I don't think that follows. Nell's Primer was only a prototype. As a practical
matter the kind of infrastructure that went into developing it would over time
be replaced by something more economically and socially efficient. The story
itself suggests that neither Miranda or the Primer's designers anticipated
Nell's needs.

 _If you still need a human teacher, and that teacher has to be paid, what
exactly have you gained by interposing the Kindle between the teacher and the
student?_

It's likely that little is gained in that limited student/teacher/employment
context but in my experience[1] I think there are considerable educational
opportunities once people step outside that traditional box.

1- <http://news.ycombinator.com/item?id=226987>

------
flashingpumpkin
The author kinda forgets that there's also branches of study that can't really
be pursued from wherever you are but actually need facilities. Think of
chemistry for example.

------
xiaoma
This reminds me of the piece on _StraighterLine_ , which allows students to
take as many online courses they like and complete them at whatever rate they
like for $99/month. It's accredited, too.

[http://www.washingtonmonthly.com/college_guide/feature/colle...](http://www.washingtonmonthly.com/college_guide/feature/college_for_99_a_month.php?page=1)

------
flipper
Well, it is already happening.

I am studying Law as an external student. All lectures are delivered using
Powerpoint + MP3s. Tutorials via Wimba (both chat and audio). Study groups are
actively encouraged (for some subjects they are required) and also use Wimba.
Legal databases supplement traditional textbooks. Exams are done either on-
line or invigilated at a University in my home town.

My campus is 1900 miles away and I need not visit it during my entire degree.

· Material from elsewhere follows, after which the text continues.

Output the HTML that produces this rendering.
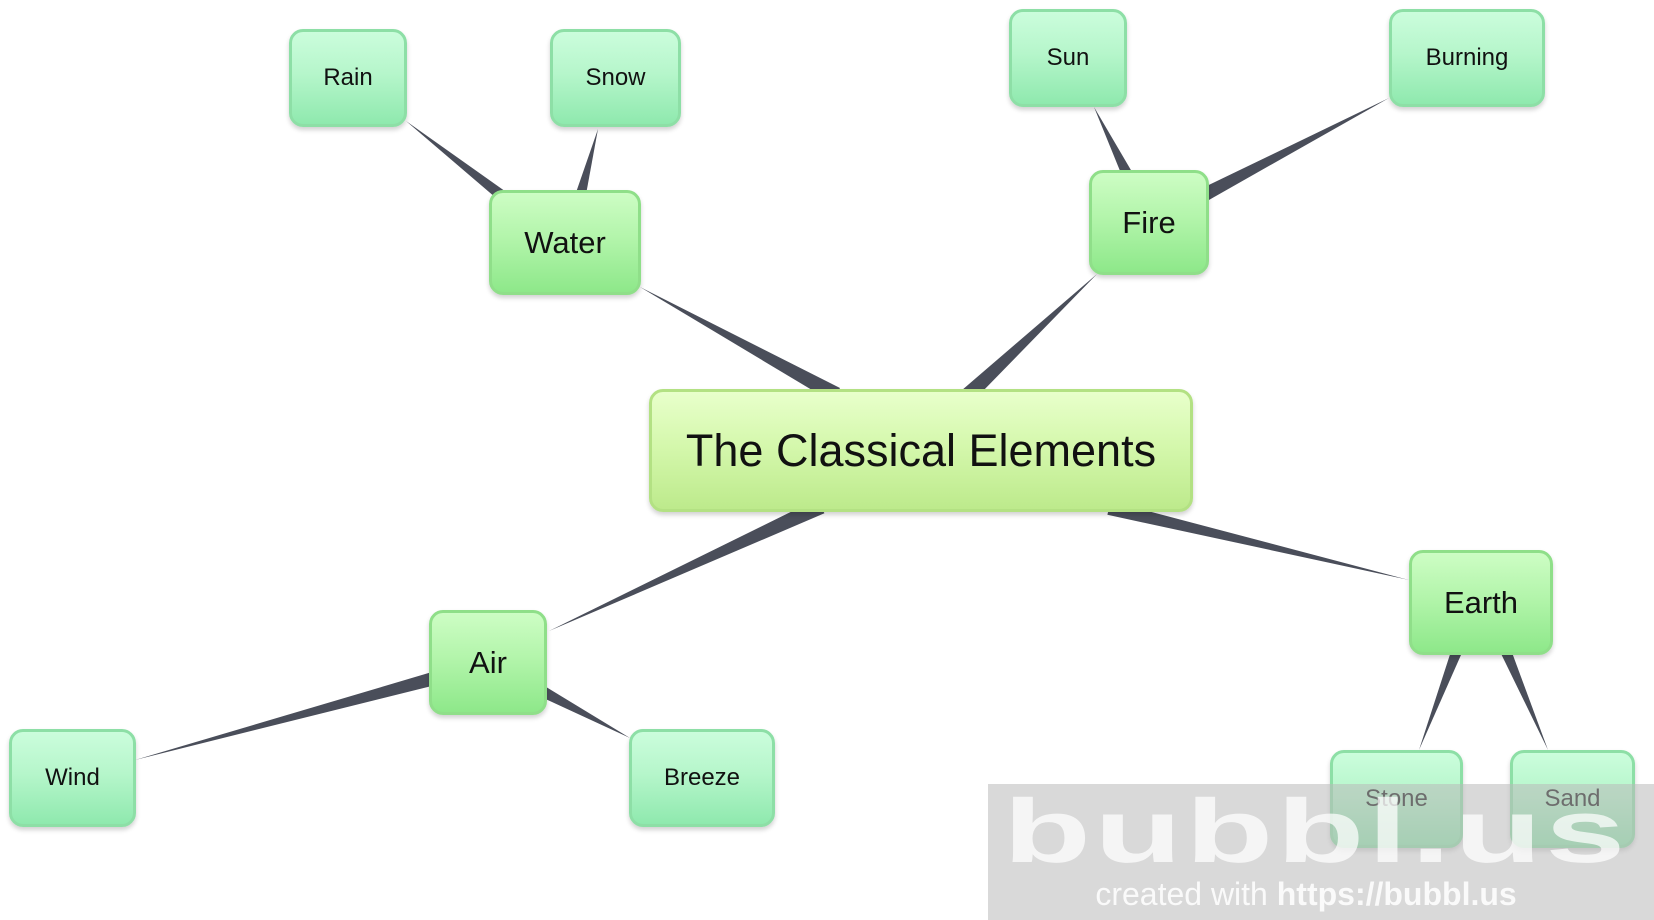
<!DOCTYPE html>
<html><head><meta charset="utf-8"><style>
html,body{margin:0;padding:0;width:1654px;height:920px;overflow:hidden;background:#fff;font-family:"Liberation Sans",sans-serif}
.n{position:absolute;box-sizing:border-box;border-radius:14px;display:flex;align-items:center;justify-content:center;color:#111;box-shadow:0 3px 5px rgba(0,0,0,0.18)}
.l{border:3px solid #8ddfa6;background:linear-gradient(#cbfddc,#b6f6cb 45%,#8fe9ae);font-size:24px}
.m{border:3px solid #8fdf89;background:linear-gradient(#cdfdc4,#b3f5ab 45%,#8ee88a);font-size:31px}
.c{border:3px solid #b3e183;background:linear-gradient(#e8ffcb,#d5f8ad 45%,#bdea8c);font-size:45px}
</style></head><body>
<svg width="1654" height="920" style="position:absolute;left:0;top:0">
<g fill="#4a4e5a">
<polygon points="840,388 832,402 640,287"/>
<polygon points="970.5,403.8 959.5,392.2 1097,274"/>
<polygon points="817.6,498.7 824.4,513.3 549,631"/>
<polygon points="1107.4,514.8 1110.6,501.2 1409,580"/>
<polygon points="513.7,197.3 506.3,206.7 406,121"/>
<polygon points="583.8,206.5 572.2,203.5 598,129"/>
<polygon points="1136.4,179.4 1125.6,184.6 1094,107"/>
<polygon points="1203.2,203.2 1196.8,190.8 1389,98"/>
<polygon points="441.2,669.3 444.8,682.7 135,760"/>
<polygon points="535.2,694.3 540.8,683.7 630,738"/>
<polygon points="1455.4,637.8 1466.6,642.2 1419,750"/>
<polygon points="1495.5,642.4 1506.5,637.6 1548,750"/>
</g></svg>
<div class="n l" style="left:289px;top:29px;width:118px;height:98px">Rain</div>
<div class="n l" style="left:550px;top:29px;width:131px;height:98px">Snow</div>
<div class="n l" style="left:1009px;top:9px;width:118px;height:98px">Sun</div>
<div class="n l" style="left:1389px;top:9px;width:156px;height:98px">Burning</div>
<div class="n m" style="left:489px;top:190px;width:152px;height:105px">Water</div>
<div class="n m" style="left:1089px;top:170px;width:120px;height:105px">Fire</div>
<div class="n c" style="left:649px;top:389px;width:544px;height:123px">The Classical Elements</div>
<div class="n m" style="left:1409px;top:550px;width:144px;height:105px">Earth</div>
<div class="n m" style="left:429px;top:610px;width:118px;height:105px">Air</div>
<div class="n l" style="left:9px;top:729px;width:127px;height:98px">Wind</div>
<div class="n l" style="left:629px;top:729px;width:146px;height:98px">Breeze</div>
<div class="n l" style="left:1330px;top:750px;width:133px;height:98px">Stone</div>
<div class="n l" style="left:1510px;top:750px;width:125px;height:98px">Sand</div>
<div style="position:absolute;left:988px;top:784px;width:666px;height:136px;background:rgba(185,185,185,0.55)"></div>
<div style="position:absolute;left:1003px;top:787px;white-space:nowrap;font-size:90px;font-weight:bold;color:rgba(255,255,255,0.72);letter-spacing:2px;line-height:90px;transform:scaleX(1.6);transform-origin:0 0">bubbl.us</div>
<div style="position:absolute;left:988px;top:874px;width:666px;text-align:center;font-size:32px;color:rgba(255,255,255,0.85);line-height:40px;padding-right:30px;box-sizing:border-box">created with <b>https://bubbl.us</b></div>
</body></html>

You might not be able to do it that way in Chemistry or Physics but in Law it
works very well. I can't see why it wouldn't work in Mathematics or many other
subjects.

------
jokull
Internships can also cover a lot of what the universities are trying to cover.
A group of interns can also cover a lot of the social aspects a lot of people
here claim would be missing from our society if it weren't for uni's.